----- INPUT DATA -----

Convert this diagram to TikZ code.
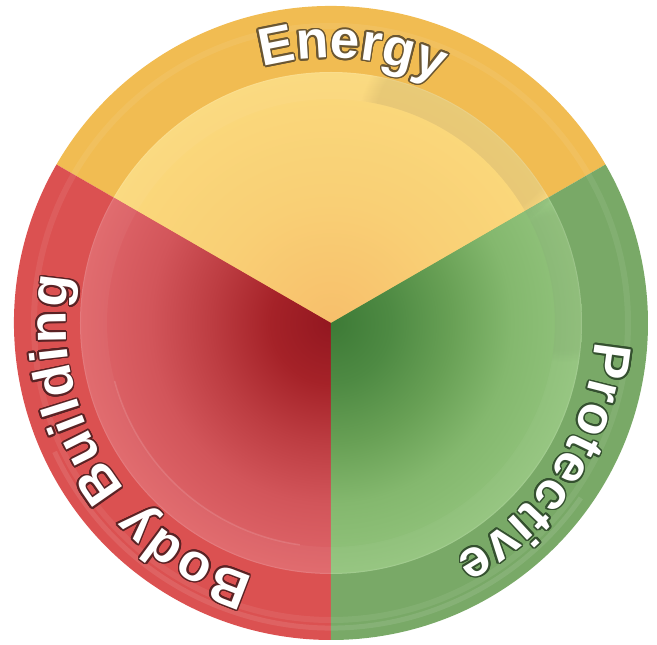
\documentclass[tikz,border=0pt]{standalone}
\usepackage{fontspec}
\usetikzlibrary{decorations.text,fadings}
\newfontfamily\lblfamily{Liberation Sans}
\newcommand\lblfont{\lblfamily\bfseries\fontsize{53}{53}\selectfont}

\definecolor{yRing}{HTML}{F1BC52}
\definecolor{yEdge}{HTML}{FAD97C}
\definecolor{yMid}{HTML}{F9CF75}
\definecolor{yCenter}{HTML}{F7BF6B}
\definecolor{rRing}{HTML}{DB5151}
\definecolor{rEdge}{HTML}{E0666A}
\definecolor{rM3}{HTML}{D2555A}
\definecolor{rM2}{HTML}{BD3D42}
\definecolor{rM1}{HTML}{A52228}
\definecolor{rCenter}{HTML}{931720}
\definecolor{gRing}{HTML}{79A967}
\definecolor{gEdge}{HTML}{93C47D}
\definecolor{gM3}{HTML}{84B86E}
\definecolor{gM2}{HTML}{68A055}
\definecolor{gM1}{HTML}{4E8A43}
\definecolor{gCenter}{HTML}{3D7A36}
\definecolor{outY}{HTML}{6A5632}
\definecolor{outR}{HTML}{5A2224}
\definecolor{outG}{HTML}{34502F}

\pgfdeclareradialshading{yshade}{\pgfpoint{0bp}{0bp}}{color(0bp)=(yCenter); color(12bp)=(yMid); color(25bp)=(yEdge); color(50bp)=(yEdge)}
\pgfdeclareradialshading{rshade}{\pgfpoint{0bp}{0bp}}{color(0bp)=(rCenter); color(6bp)=(rM1); color(12bp)=(rM2); color(18bp)=(rM3); color(25bp)=(rEdge); color(50bp)=(rEdge)}
\pgfdeclareradialshading{gshade}{\pgfpoint{0bp}{0bp}}{color(0bp)=(gCenter); color(6bp)=(gM1); color(12bp)=(gM2); color(18bp)=(gM3); color(25bp)=(gEdge); color(50bp)=(gEdge)}

\newcommand\ringlabel[4]{%
  \foreach \dr/\da in {1.6/0,-1.6/0,0/0.35,0/-0.35,1.13/0.245,1.13/-0.245,-1.13/0.245,-1.13/-0.245,1.5/0.13,1.5/-0.13,-1.5/0.13,-1.5/-0.13,0.6/0.32,0.6/-0.32,-0.6/0.32,-0.6/-0.32}{%
    \pgfmathsetmacro\sa{#2+\da}\pgfmathsetmacro\ea{#3+\da}%
    \path[decorate,decoration={text along path,raise=\dr pt,text={|\lblfont\color{#4}|#1},text align={fit to path}}]
      (\sa:265) arc[start angle=\sa,end angle=\ea,radius=265pt];
  }
  \path[decorate,decoration={text along path,text={|\lblfont\color{white}|#1},text align={fit to path}}]
    (#2:265) arc[start angle=#2,end angle=#3,radius=265pt];
}

\begin{document}
\begin{tikzpicture}[x=1pt,y=1pt]
\useasboundingbox (-331,-322) rectangle (326,323);
% outer ring sectors
\fill[yRing] (0,0) -- (30:317) arc[start angle=30,end angle=150,radius=317pt] -- cycle;
\fill[rRing] (0,0) -- (150:317) arc[start angle=150,end angle=270,radius=317pt] -- cycle;
\fill[gRing] (0,0) -- (270:317) arc[start angle=270,end angle=390,radius=317pt] -- cycle;
% outer ring reflection
\draw[white,opacity=0.07,line width=6pt] (0,0) circle[radius=297pt];
\draw[white,opacity=0.10,line width=5pt] (205:305) arc[start angle=205,end angle=325,radius=305pt];
% inner discs
\begin{scope}
  \clip (0,0) -- (30:300) arc[start angle=30,end angle=150,radius=300pt] -- cycle;
  \shade[shading=yshade] (0,0) circle[radius=251pt];
\end{scope}
\begin{scope}
  \clip (0,0) -- (150:300) arc[start angle=150,end angle=270,radius=300pt] -- cycle;
  \shade[shading=rshade] (0,0) circle[radius=251pt];
\end{scope}
\begin{scope}
  \clip (0,0) -- (270:300) arc[start angle=270,end angle=390,radius=300pt] -- cycle;
  \shade[shading=gshade] (0,0) circle[radius=251pt];
\end{scope}
% inner rim band
\fill[white,opacity=0.04,even odd rule] (0,0) circle[radius=251pt] circle[radius=224pt];
\begin{scope}[even odd rule]
  \clip (0,0) circle[radius=251pt] circle[radius=224pt];
  \fill[black,opacity=0.07,path fading=circle with fuzzy edge 15 percent] (55:237) circle[radius=110pt];
  \fill[black,opacity=0.04,path fading=circle with fuzzy edge 15 percent] (10:237) circle[radius=80pt];
\end{scope}
\draw[white,opacity=0.12,line width=1.5pt] (195:224) arc[start angle=195,end angle=262,radius=224pt];
\draw[white,opacity=0.10,line width=1pt] (0,0) circle[radius=250.5pt];
% labels
\ringlabel{Energy}{105}{66}{outY}
\ringlabel{Protective}{-4}{-62}{outG}
\ringlabel{Body Building}{253}{170}{outR}
\end{tikzpicture}
\end{document}
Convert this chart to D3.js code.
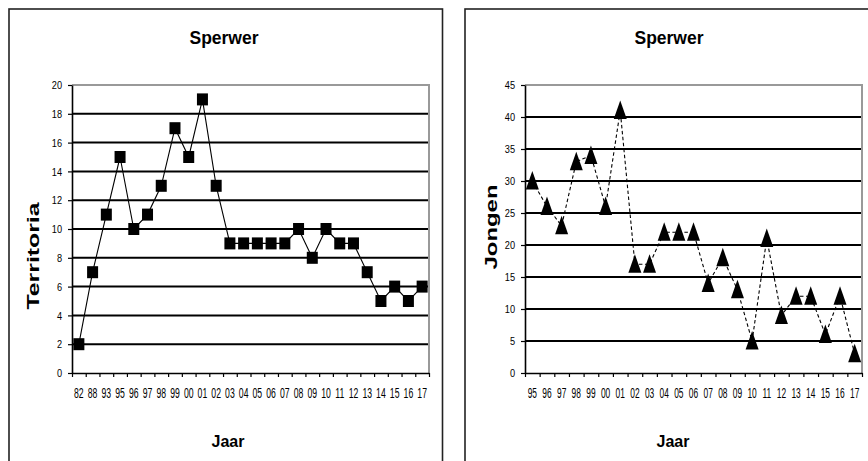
<!DOCTYPE html>
<html><head><meta charset="utf-8">
<script src="https://cdn.jsdelivr.net/npm/d3@7"></script>
<style>body{margin:0;background:#fff}svg{display:block}</style>
</head><body>
<svg id="c" width="868" height="461"></svg>
<script>
// ---- data ----
const leftYears = ["82","88","93","95","96","97","98","99","00","01","02","03","04","05","06","07","08","09","10","11","12","13","14","15","16","17"];
const territoria = [2,7,11,15,10,11,13,17,15,19,13,9,9,9,9,9,10,8,10,9,9,7,5,6,5,6];
const leftTicks = [0,2,4,6,8,10,12,14,16,18,20];

const rightYears = ["95","96","97","98","99","00","01","02","03","04","05","06","07","08","09","10","11","12","13","14","15","16","17"];
const jongen = [30,26,23,33,34,26,41,17,17,22,22,22,14,18,13,5,21,9,12,12,6,12,3];
const rightTicks = [0,5,10,15,20,25,30,35,40,45];

const titleText = "Sperwer";
const xTitle = "Jaar";

const svg = d3.select("#c");
svg.append("rect").attr("width",868).attr("height",461).attr("fill","#fff");

const SANS = "'Liberation Sans',Arial,sans-serif";

function panel(o){
  const g = svg.append("g");
  g.append("rect").attr("x",o.px).attr("y",9).attr("width",o.pw).attr("height",470)
    .attr("fill","none").attr("stroke","#222").attr("stroke-width",1.6);

  const x = d3.scaleBand().domain(o.cats).range([o.x0,o.x1]).padding(0);
  const xi = d3.scaleLinear().domain([0,o.cats.length]).range([o.x0,o.x1]);
  const y = d3.scaleLinear().domain([0,o.ymax]).range([o.yb,o.yt]);

  g.append("g").selectAll("line").data(o.ticks.filter(t=>t>0 && t<o.ymax)).join("line")
    .attr("x1",o.x0).attr("x2",o.x1).attr("y1",d=>y(d)).attr("y2",d=>y(d))
    .attr("stroke","#000").attr("stroke-width",2);
  g.append("path").attr("d",`M${o.x0},${y(o.ymax)}H${o.x1}V${y(0)}`)
    .attr("fill","none").attr("stroke","#999").attr("stroke-width",2);

  const ysx = 0.8;
  const ya = g.append("g").attr("transform",`translate(${o.x0},0)`)
    .call(d3.axisLeft(y).tickValues(o.ticks).tickSize(4).tickPadding(6).tickSizeOuter(0));
  ya.select(".domain").attr("stroke","#000").attr("stroke-width",1.6);
  ya.selectAll(".tick line").attr("stroke","#000").attr("stroke-width",1.2);
  ya.selectAll("text").attr("font-family",SANS).attr("font-size",11.5).attr("fill","#000")
    .attr("x",-10/ysx).attr("transform",`scale(${ysx},1)`);

  const xt = g.append("g").attr("transform",`translate(0,${o.yb})`)
    .call(d3.axisBottom(xi).tickValues(d3.range(o.cats.length+1)).tickSize(4).tickFormat("").tickSizeOuter(0));
  xt.select(".domain").attr("stroke","#000").attr("stroke-width",1.6);
  xt.selectAll(".tick line").attr("stroke","#000").attr("stroke-width",1.2);
  const xl = g.append("g").attr("transform",`translate(0,${o.yb})`)
    .call(d3.axisBottom(x).tickSize(0).tickPadding(15).tickSizeOuter(0));
  xl.select(".domain").remove();
  xl.selectAll("text").attr("font-family",SANS).attr("font-size",14).attr("fill","#000")
    .attr("transform",`scale(${o.sx},1)`);

  const cx = d=>x(d.c)+x.bandwidth()/2;
  const pts = o.cats.map((c,i)=>({c,v:o.vals[i]}));
  g.append("path").datum(pts)
    .attr("d",d3.line().x(cx).y(d=>y(d.v)))
    .attr("fill","none").attr("stroke","#000").attr("stroke-width",1.1)
    .attr("stroke-dasharray",o.dash||null);

  if(o.marker==="square"){
    g.append("g").selectAll("rect").data(pts).join("rect")
      .attr("x",d=>cx(d)-5.5).attr("y",d=>y(d.v)-6).attr("width",11).attr("height",12).attr("fill","#000");
  } else {
    g.append("g").selectAll("path").data(pts).join("path")
      .attr("d",d=>{const X=cx(d),Y=y(d.v);return `M${X},${Y-10}L${X+6.5},${Y+8.5}L${X-6.5},${Y+8.5}Z`;})
      .attr("fill","#000");
  }

  g.append("text").attr("x",o.tcx).attr("y",43.5).attr("text-anchor","middle")
    .attr("font-family",SANS).attr("font-weight","bold").attr("font-size",17.5).text(titleText);
  g.append("text").attr("x",o.jcx).attr("y",447).attr("text-anchor","middle")
    .attr("font-family",SANS).attr("font-weight","bold").attr("font-size",16).text(xTitle);
  g.append("text").attr("transform",`translate(${o.ytx},${o.yty}) rotate(-90)`)
    .attr("text-anchor","middle").attr("font-family",SANS).attr("font-weight","bold")
    .attr("font-size",17).attr("textLength",o.ytl).attr("lengthAdjust","spacingAndGlyphs").text(o.ytitle);
}

panel({px:9,pw:433.5,x0:72,x1:429,yt:85,yb:373,ymax:20,ticks:leftTicks,cats:leftYears,vals:territoria,
  marker:"square",sx:0.62,tcx:224,jcx:228,ytx:39,yty:256,ytl:107,ytitle:"Territoria"});
panel({px:465,pw:420,x0:525,x1:862,yt:85,yb:373,ymax:45,ticks:rightTicks,cats:rightYears,vals:jongen,
  marker:"triangle",dash:"3.5,2.5",sx:0.6,tcx:669,jcx:673,ytx:496.5,yty:227,ytl:85,ytitle:"Jongen"});
</script>
</body></html>
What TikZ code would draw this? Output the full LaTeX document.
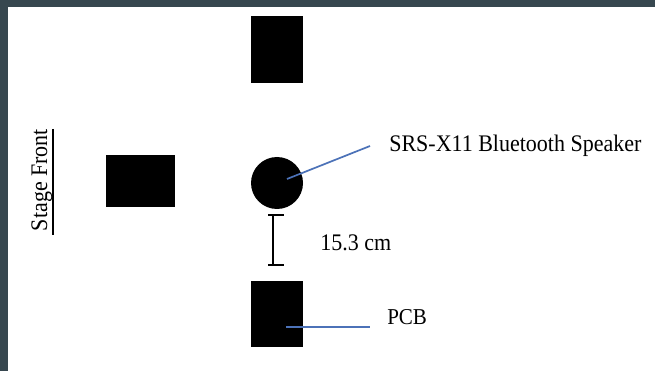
\documentclass[tikz,border=0pt]{standalone}
\usepackage{fontspec}
\setmainfont{Liberation Serif}
\usetikzlibrary{positioning}
\definecolor{frame}{RGB}{55,71,79}
\definecolor{leader}{RGB}{76,114,184}

\begin{document}
\begin{tikzpicture}[
            x = 1pt, y = -1pt, % pixel grid, y down
            semithick
        ]

        \tikzstyle{block}=[
            fill = black,
            draw = none,
            inner sep = 0pt
        ]
        \tikzstyle{label}=[
            font = \fontsize{22}{26}\selectfont,
            inner sep = 0pt,
            anchor = base west,
            yscale = 1.08, transform shape
        ]
        \tikzstyle{pointer}=[
            draw = leader,
            line width = 1.7pt
        ]

        % background and frame
        \fill[frame] (0,0) rectangle (655,371);
        \fill[white] (8,7) rectangle (655,371);
        \useasboundingbox (0,0) rectangle (655,371);

        \node[block, minimum width = 52pt, minimum height = 67pt] (top) at (277,49.5) {};
        \node[block, minimum width = 69pt, minimum height = 52pt] (side) at (140.5,181) {};
        \node[block, circle, minimum size = 52pt] (speaker) at (277,183) {};
        \node[block, minimum width = 52pt, minimum height = 66pt] (pcb) at (277,314) {};

        \node[label] (speakerlab) at (389,152) {SRS-X11 Bluetooth Speaker};
        \node[label] (distlab) at (320,251) {15.3 cm};
        \node[label, font = \fontsize{21}{25}\selectfont] (pcblab) at (387,324) {PCB};
        \node[label, yscale = 1/1.08, xscale = 1.08, anchor = base, rotate = 90] (stage) at (47,180) {Stage Front};

        \coordinate (speakerpin) at (287,179);
        \coordinate (speakerend) at (370,146);
        \coordinate (pcbpin) at (286,327);
        \coordinate (pcbend) at (370,327);

        \path[pointer] (speakerpin) edge (speakerend);
        \path[pointer] (pcbpin) edge (pcbend);

        % distance bar
        \coordinate (bartop) at (273,215);
        \coordinate (barbot) at (273,265);
        \draw[line width = 1.7pt] (bartop) -- (barbot);
        \draw[line width = 1.7pt] ([xshift = -5pt]bartop) -- ([xshift = 11pt]bartop);
        \draw[line width = 1.7pt] ([xshift = -5pt]barbot) -- ([xshift = 11pt]barbot);

        % underline of stage front
        \coordinate (ulstart) at (53,129);
        \coordinate (ulend) at (53,235);
        \draw[line width = 1.3pt] (ulstart) -- (ulend);

    \end{tikzpicture}
\end{document}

-----

__PROBLEM__
Skip the pictures. Set down only the lines from the one containing "What TikZ code" through the one containing "([xshift = 11pt]barbot);", exactly as they appear, ends included.

__ANSWER TO THE EXERCISE__
What TikZ code would draw this? Output the full LaTeX document.
\documentclass[tikz,border=0pt]{standalone}
\usepackage{fontspec}
\setmainfont{Liberation Serif}
\usetikzlibrary{positioning}
\definecolor{frame}{RGB}{55,71,79}
\definecolor{leader}{RGB}{76,114,184}

\begin{document}
\begin{tikzpicture}[
            x = 1pt, y = -1pt, % pixel grid, y down
            semithick
        ]

        \tikzstyle{block}=[
            fill = black,
            draw = none,
            inner sep = 0pt
        ]
        \tikzstyle{label}=[
            font = \fontsize{22}{26}\selectfont,
            inner sep = 0pt,
            anchor = base west,
            yscale = 1.08, transform shape
        ]
        \tikzstyle{pointer}=[
            draw = leader,
            line width = 1.7pt
        ]

        % background and frame
        \fill[frame] (0,0) rectangle (655,371);
        \fill[white] (8,7) rectangle (655,371);
        \useasboundingbox (0,0) rectangle (655,371);

        \node[block, minimum width = 52pt, minimum height = 67pt] (top) at (277,49.5) {};
        \node[block, minimum width = 69pt, minimum height = 52pt] (side) at (140.5,181) {};
        \node[block, circle, minimum size = 52pt] (speaker) at (277,183) {};
        \node[block, minimum width = 52pt, minimum height = 66pt] (pcb) at (277,314) {};

        \node[label] (speakerlab) at (389,152) {SRS-X11 Bluetooth Speaker};
        \node[label] (distlab) at (320,251) {15.3 cm};
        \node[label, font = \fontsize{21}{25}\selectfont] (pcblab) at (387,324) {PCB};
        \node[label, yscale = 1/1.08, xscale = 1.08, anchor = base, rotate = 90] (stage) at (47,180) {Stage Front};

        \coordinate (speakerpin) at (287,179);
        \coordinate (speakerend) at (370,146);
        \coordinate (pcbpin) at (286,327);
        \coordinate (pcbend) at (370,327);

        \path[pointer] (speakerpin) edge (speakerend);
        \path[pointer] (pcbpin) edge (pcbend);

        % distance bar
        \coordinate (bartop) at (273,215);
        \coordinate (barbot) at (273,265);
        \draw[line width = 1.7pt] (bartop) -- (barbot);
        \draw[line width = 1.7pt] ([xshift = -5pt]bartop) -- ([xshift = 11pt]bartop);
        \draw[line width = 1.7pt] ([xshift = -5pt]barbot) -- ([xshift = 11pt]barbot);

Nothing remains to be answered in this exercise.